» TASK REQUIREMENTS:
Repeat exactly the lines running from the first line of the data to the line containing "0.54, 0.51, 0.49, 0.46, 0.37, 0.33, 0.28, 0.15, 0.49, 0.34];", both ends included, and nothing else; drop the pictures.

» INFORMATION PROVIDED:
◇ ◇ ◇ ◇ ◇ ◇ ◇
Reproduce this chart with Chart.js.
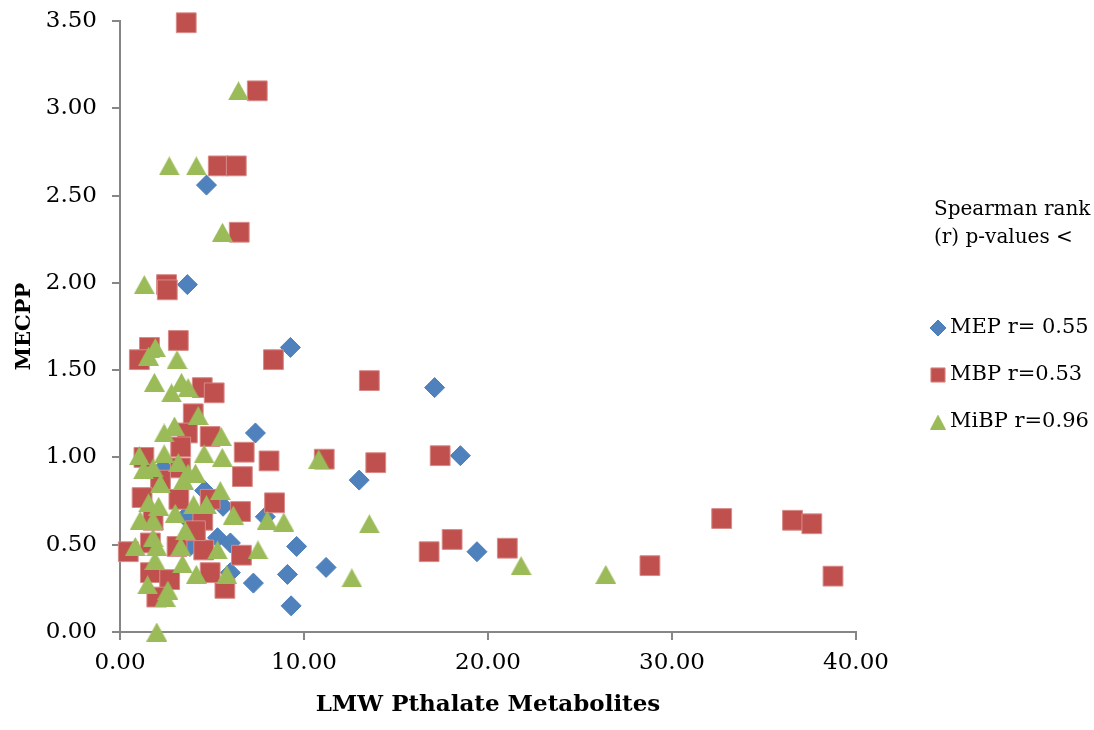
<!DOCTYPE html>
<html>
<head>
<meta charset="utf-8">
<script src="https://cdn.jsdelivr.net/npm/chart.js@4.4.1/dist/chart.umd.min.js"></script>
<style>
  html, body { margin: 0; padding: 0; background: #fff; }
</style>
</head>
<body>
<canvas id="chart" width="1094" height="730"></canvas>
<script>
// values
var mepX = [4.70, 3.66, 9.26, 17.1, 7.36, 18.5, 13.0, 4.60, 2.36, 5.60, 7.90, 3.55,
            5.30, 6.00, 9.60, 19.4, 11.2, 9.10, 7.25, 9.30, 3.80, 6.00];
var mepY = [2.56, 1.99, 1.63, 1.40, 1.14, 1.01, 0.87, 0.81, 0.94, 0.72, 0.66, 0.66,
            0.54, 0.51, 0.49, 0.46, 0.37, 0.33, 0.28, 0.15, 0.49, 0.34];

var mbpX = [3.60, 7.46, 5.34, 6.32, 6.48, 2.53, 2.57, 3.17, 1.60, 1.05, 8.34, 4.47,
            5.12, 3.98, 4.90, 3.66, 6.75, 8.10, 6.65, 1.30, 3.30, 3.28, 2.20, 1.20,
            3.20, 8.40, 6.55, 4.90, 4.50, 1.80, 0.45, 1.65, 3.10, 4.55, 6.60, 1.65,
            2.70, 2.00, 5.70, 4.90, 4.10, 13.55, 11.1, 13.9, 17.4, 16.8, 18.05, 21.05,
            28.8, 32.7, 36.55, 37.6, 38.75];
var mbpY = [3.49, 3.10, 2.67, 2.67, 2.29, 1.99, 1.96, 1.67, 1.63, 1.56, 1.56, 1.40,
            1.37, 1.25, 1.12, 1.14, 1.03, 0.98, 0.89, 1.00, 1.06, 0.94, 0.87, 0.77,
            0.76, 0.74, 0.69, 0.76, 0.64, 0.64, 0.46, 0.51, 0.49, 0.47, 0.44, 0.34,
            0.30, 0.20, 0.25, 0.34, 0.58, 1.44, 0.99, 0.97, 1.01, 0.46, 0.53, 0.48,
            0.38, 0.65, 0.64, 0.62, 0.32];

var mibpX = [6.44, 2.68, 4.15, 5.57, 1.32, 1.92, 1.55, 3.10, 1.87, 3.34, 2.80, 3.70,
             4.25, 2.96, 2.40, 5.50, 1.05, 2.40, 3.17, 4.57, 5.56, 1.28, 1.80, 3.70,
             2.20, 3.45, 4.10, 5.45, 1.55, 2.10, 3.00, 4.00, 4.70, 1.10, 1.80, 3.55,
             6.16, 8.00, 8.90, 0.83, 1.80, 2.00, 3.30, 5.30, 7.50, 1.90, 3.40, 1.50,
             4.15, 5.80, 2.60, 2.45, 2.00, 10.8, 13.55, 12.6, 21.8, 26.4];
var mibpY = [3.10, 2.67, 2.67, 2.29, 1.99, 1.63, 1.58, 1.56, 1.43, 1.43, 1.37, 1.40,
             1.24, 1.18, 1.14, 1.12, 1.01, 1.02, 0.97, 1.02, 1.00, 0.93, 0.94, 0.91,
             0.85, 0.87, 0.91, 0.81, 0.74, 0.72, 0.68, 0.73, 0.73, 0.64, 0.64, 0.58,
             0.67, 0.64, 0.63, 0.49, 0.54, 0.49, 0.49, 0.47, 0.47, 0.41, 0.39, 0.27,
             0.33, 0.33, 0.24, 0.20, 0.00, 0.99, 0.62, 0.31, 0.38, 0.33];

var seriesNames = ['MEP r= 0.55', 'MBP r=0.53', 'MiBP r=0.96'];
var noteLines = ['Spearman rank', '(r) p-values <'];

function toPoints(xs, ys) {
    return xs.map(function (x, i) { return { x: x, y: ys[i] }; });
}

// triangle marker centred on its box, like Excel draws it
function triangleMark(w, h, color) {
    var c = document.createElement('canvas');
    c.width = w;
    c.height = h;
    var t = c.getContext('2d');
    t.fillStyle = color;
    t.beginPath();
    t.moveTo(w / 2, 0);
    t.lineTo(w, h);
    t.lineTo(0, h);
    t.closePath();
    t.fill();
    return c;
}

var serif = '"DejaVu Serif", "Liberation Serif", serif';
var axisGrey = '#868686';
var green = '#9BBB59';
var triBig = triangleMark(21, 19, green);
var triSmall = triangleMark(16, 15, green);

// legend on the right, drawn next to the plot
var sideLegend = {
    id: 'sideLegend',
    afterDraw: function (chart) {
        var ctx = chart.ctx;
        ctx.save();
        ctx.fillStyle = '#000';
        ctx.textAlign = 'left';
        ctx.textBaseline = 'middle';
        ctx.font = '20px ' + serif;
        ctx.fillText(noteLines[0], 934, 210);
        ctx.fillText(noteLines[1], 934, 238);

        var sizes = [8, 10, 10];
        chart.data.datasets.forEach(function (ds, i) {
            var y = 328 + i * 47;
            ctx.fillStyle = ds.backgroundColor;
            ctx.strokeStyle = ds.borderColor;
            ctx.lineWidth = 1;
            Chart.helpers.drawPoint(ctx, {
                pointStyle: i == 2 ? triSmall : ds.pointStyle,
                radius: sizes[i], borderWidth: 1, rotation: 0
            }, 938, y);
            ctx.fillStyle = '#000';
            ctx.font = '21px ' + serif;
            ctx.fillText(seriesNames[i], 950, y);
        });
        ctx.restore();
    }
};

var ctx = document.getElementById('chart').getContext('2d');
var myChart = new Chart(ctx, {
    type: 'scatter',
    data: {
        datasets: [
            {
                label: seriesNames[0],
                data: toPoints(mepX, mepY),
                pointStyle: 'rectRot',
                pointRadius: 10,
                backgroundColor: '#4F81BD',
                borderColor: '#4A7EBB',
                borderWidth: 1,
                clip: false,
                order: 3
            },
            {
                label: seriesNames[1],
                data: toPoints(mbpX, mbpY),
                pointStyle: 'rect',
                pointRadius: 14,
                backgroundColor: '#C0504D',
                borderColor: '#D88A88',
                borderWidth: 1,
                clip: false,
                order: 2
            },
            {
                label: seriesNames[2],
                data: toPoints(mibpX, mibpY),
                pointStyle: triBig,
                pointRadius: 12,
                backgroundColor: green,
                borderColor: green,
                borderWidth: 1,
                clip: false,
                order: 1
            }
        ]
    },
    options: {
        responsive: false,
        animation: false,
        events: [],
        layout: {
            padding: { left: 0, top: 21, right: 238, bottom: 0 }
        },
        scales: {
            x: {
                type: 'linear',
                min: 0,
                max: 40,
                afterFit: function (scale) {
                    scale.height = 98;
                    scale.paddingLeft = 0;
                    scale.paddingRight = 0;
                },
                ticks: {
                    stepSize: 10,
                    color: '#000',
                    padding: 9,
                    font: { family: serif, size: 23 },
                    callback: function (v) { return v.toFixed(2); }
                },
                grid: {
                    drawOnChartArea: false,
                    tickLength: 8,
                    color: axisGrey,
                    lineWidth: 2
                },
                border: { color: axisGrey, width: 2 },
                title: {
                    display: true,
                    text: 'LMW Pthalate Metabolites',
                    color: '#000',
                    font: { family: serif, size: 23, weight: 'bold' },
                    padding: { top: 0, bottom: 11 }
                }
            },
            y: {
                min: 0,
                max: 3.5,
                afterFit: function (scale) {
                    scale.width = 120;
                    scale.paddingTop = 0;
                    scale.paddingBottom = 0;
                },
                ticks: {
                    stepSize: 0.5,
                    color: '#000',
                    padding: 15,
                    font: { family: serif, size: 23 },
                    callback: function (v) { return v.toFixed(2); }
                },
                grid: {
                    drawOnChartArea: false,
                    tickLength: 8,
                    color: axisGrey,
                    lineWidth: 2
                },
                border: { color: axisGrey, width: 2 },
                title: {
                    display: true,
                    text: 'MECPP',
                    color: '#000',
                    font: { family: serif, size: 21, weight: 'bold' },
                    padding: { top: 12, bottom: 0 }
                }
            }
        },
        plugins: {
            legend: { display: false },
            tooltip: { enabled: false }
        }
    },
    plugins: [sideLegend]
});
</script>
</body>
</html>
◇ ◇ ◇ ◇ ◇ ◇ ◇
» COMPLETE ANSWER:
Reproduce this chart with Chart.js.
<!DOCTYPE html>
<html>
<head>
<meta charset="utf-8">
<script src="https://cdn.jsdelivr.net/npm/chart.js@4.4.1/dist/chart.umd.min.js"></script>
<style>
  html, body { margin: 0; padding: 0; background: #fff; }
</style>
</head>
<body>
<canvas id="chart" width="1094" height="730"></canvas>
<script>
// values
var mepX = [4.70, 3.66, 9.26, 17.1, 7.36, 18.5, 13.0, 4.60, 2.36, 5.60, 7.90, 3.55,
            5.30, 6.00, 9.60, 19.4, 11.2, 9.10, 7.25, 9.30, 3.80, 6.00];
var mepY = [2.56, 1.99, 1.63, 1.40, 1.14, 1.01, 0.87, 0.81, 0.94, 0.72, 0.66, 0.66,
            0.54, 0.51, 0.49, 0.46, 0.37, 0.33, 0.28, 0.15, 0.49, 0.34];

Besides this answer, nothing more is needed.